Semantic Parsing of Ambiguous Input through Paraphrasing and Verification

Philip Arthur(1351210)


The biggest goal of natural language understanding is letting the computer to understand human language and interpret it correctly. However, the ambiguities of the human language itself make this goal elusive. For example, there are 2 different interpretations for the famous example "I saw a girl with a telescope." This example is just the beginning for computers to undestand human language.

Nowadays, with the advancement of search engine such as Google and Yahoo a different form of language has been born. This language we use for search engines is usually called "search queries." The basic idea of search queries is that we don't usually enter a full sentence expressing the question we want to ask to the computer system. For example, it is more convenient to enter only "java hash table," compared to entering the full question "What is a Hash Table in the Java programming language?" This underspecified input creates more ambiguities and thus makes it harder for the computer to understand what human mean.

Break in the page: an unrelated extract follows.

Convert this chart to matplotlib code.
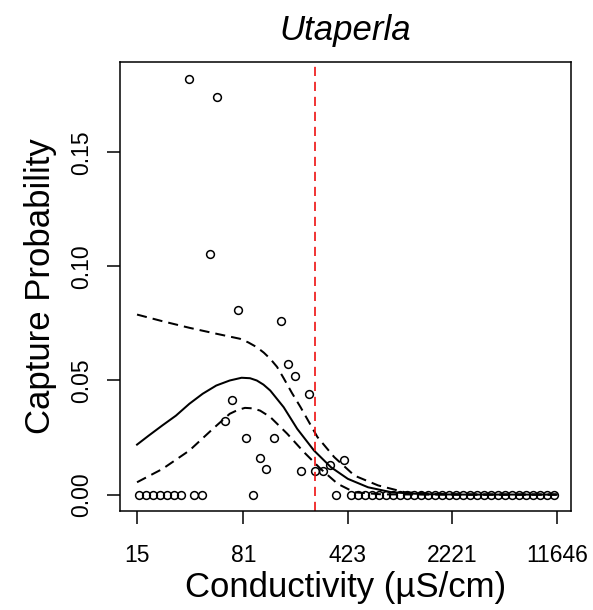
import numpy as np
import matplotlib
matplotlib.use("Agg")
import matplotlib.pyplot as plt

plt.rcParams['font.family'] = ['Liberation Sans', 'DejaVu Sans']

# ---- data ----
x_ticks = [15, 81, 423, 2221, 11646]
y_ticks = [0.00, 0.05, 0.10, 0.15]

# observed capture probabilities (binned sites)
obs_x = [15.4, 17.2, 19.3, 21.6, 24.2, 27.0, 30.2, 37.2, 41.8, 94.0, 351,
         34.4, 53.6, 47.9, 74.6, 146.2, 163.6, 182.2, 229.1, 67.4, 60.2,
         83.9, 130.7, 105.1, 116.3, 202.8, 253.9, 285.4, 320.9, 401.4,
         445, 497.6, 556, 621, 694, 776, 867, 969, 1083, 1210, 1352, 1511,
         1689, 1887, 2109, 2357, 2634, 2943, 3289, 3675, 4107, 4590, 5129,
         5732, 6405, 7158, 7999, 8939, 9989, 11163]
obs_y = [0, 0, 0, 0, 0, 0, 0, 0, 0, 0, 0,
         0.1823, 0.1743, 0.1054, 0.0811, 0.0760, 0.0573, 0.0518, 0.0442,
         0.0415, 0.0322, 0.0249, 0.0249, 0.0162, 0.0114, 0.0102, 0.0102,
         0.0102, 0.0130, 0.0152,
         0, 0, 0, 0, 0, 0, 0, 0, 0, 0, 0, 0,
         0, 0, 0, 0, 0, 0, 0, 0, 0, 0, 0,
         0, 0, 0, 0, 0, 0, 0]

# fitted curve
fit_x = [15, 18.1, 22.4, 27.8, 34.4, 42.5, 52.7, 65.2, 78.7, 90.0, 100.2,
         111.3, 124.0, 153.4, 190.2, 248.2, 324.5, 424.2, 584.6, 849.4,
         1373, 2500, 11646]
fit_y = [0.0219, 0.0259, 0.0303, 0.0346, 0.0398, 0.0442, 0.0478, 0.0500,
         0.0512, 0.0510, 0.0500, 0.0482, 0.0456, 0.0383, 0.0288, 0.0193,
         0.0120, 0.0069, 0.0032, 0.0010, 0.0002, 0.0, 0.0]

# upper confidence bound
up_x = [15, 22.4, 34.4, 52.7, 76.6, 87.5, 100.2, 112.0, 124.0, 138.0,
        153.4, 175.0, 200.5, 262.1, 342.1, 471.6, 686.4, 1051, 1892, 3000,
        11646]
up_y = [0.0789, 0.0760, 0.0731, 0.0705, 0.0683, 0.0667, 0.0646, 0.0622,
        0.0595, 0.0560, 0.0510, 0.0445, 0.0383, 0.0252, 0.0164, 0.0083,
        0.0040, 0.0010, 0.0002, 0.0, 0.0]

# lower confidence bound
lo_x = [15, 22.4, 34.4, 49.9, 65.2, 73.6, 83.0, 93.6, 105.6, 124.0, 162.1,
        211.5, 276.4, 361.4, 471.6, 723.7, 1500, 11646]
lo_y = [0.0054, 0.0112, 0.0193, 0.0288, 0.0354, 0.0370, 0.0380, 0.0378,
        0.0368, 0.0340, 0.0267, 0.0186, 0.0112, 0.0047, 0.0010, 0.0001,
        0.0, 0.0]

threshold = 252

# ---- figure ----
W, H = 593, 610
fig = plt.figure(figsize=(W / 100, H / 100), dpi=100)
left_px, right_px, top_px, bot_px = 120, 571, 62, 511
ax = fig.add_axes([left_px / W, 1 - bot_px / H,
                   (right_px - left_px) / W, (bot_px - top_px) / H])

ax.set_xscale('log')
ax.set_xlim(11.45, 14600)
ax.set_ylim(-0.0072, 0.1896)

ax.plot(fit_x, fit_y, color='black', lw=1.45, solid_joinstyle='round')
ax.plot(up_x, up_y, color='black', lw=1.45, linestyle=(0, (5, 3)))
ax.plot(lo_x, lo_y, color='black', lw=1.45, linestyle=(0, (5, 3)))
ax.plot(obs_x, obs_y, linestyle='none', marker='o', ms=5.6,
        mfc='none', mec='black', mew=1.1)
ax.axvline(threshold, color='#ee1111', lw=1.2, linestyle=(0, (5.5, 3.5)))

ax.set_xticks(x_ticks)
ax.set_xticklabels([str(v) for v in x_ticks])
ax.xaxis.set_minor_locator(matplotlib.ticker.NullLocator())
ax.set_yticks(y_ticks)
ax.set_yticklabels(['%.2f' % v for v in y_ticks])

for sp in ax.spines.values():
    sp.set_linewidth(1.1)
ax.tick_params(axis='both', which='major', length=9.4, width=1.1,
               labelsize=16.5, direction='out', color='black')
ax.tick_params(axis='x', pad=14)
ax.tick_params(axis='y', pad=10)
for lab in ax.get_yticklabels():
    lab.set_rotation(90)
    lab.set_verticalalignment('center')
    lab.set_horizontalalignment('right')

ax.set_xlabel('Conductivity (µS/cm)', fontsize=25, va='baseline')
ax.xaxis.set_label_coords(0.5, -(597 - bot_px) / (bot_px - top_px))
ax.set_ylabel('Capture Probability', fontsize=25, va='baseline',
              ha='center', rotation_mode='anchor')
ax.yaxis.set_label_coords(-(left_px - 50) / (right_px - left_px), 0.5)

ax.set_title('Utaperla', fontsize=25, style='italic', pad=0,
             y=1 + (top_px - 40) / (bot_px - top_px), va='baseline')

fig.savefig('out.png', dpi=100)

This thesis describes a novel method for understanding ambiguous and ungrammatical input, such as search queries. We do so by building on an existing framework for semantic parsing that uses synchronous context free grammars (SCFG) to jointly model the input sentence and output meaning. We generalize this existing SCFG framework to allow not one, but multiple outputs. Using this formalism, we construct a grammar that takes an ambiguous input string and jointly maps it into both a meaning representation and a natural language paraphrase that is less ambiguous than the original input. Further, this paraphrase can be used to disambiguate the meaning representation via verification using a language model that calculates the probability of each paraphrase. In addition, by having this framework output several choices of paraphrases of a particular search query, we can also let a human select the best paraphrase among them. Experiments show that this framework, with additional of human help, achieved better accuracy than a baseline on a task of parsing keyword queries.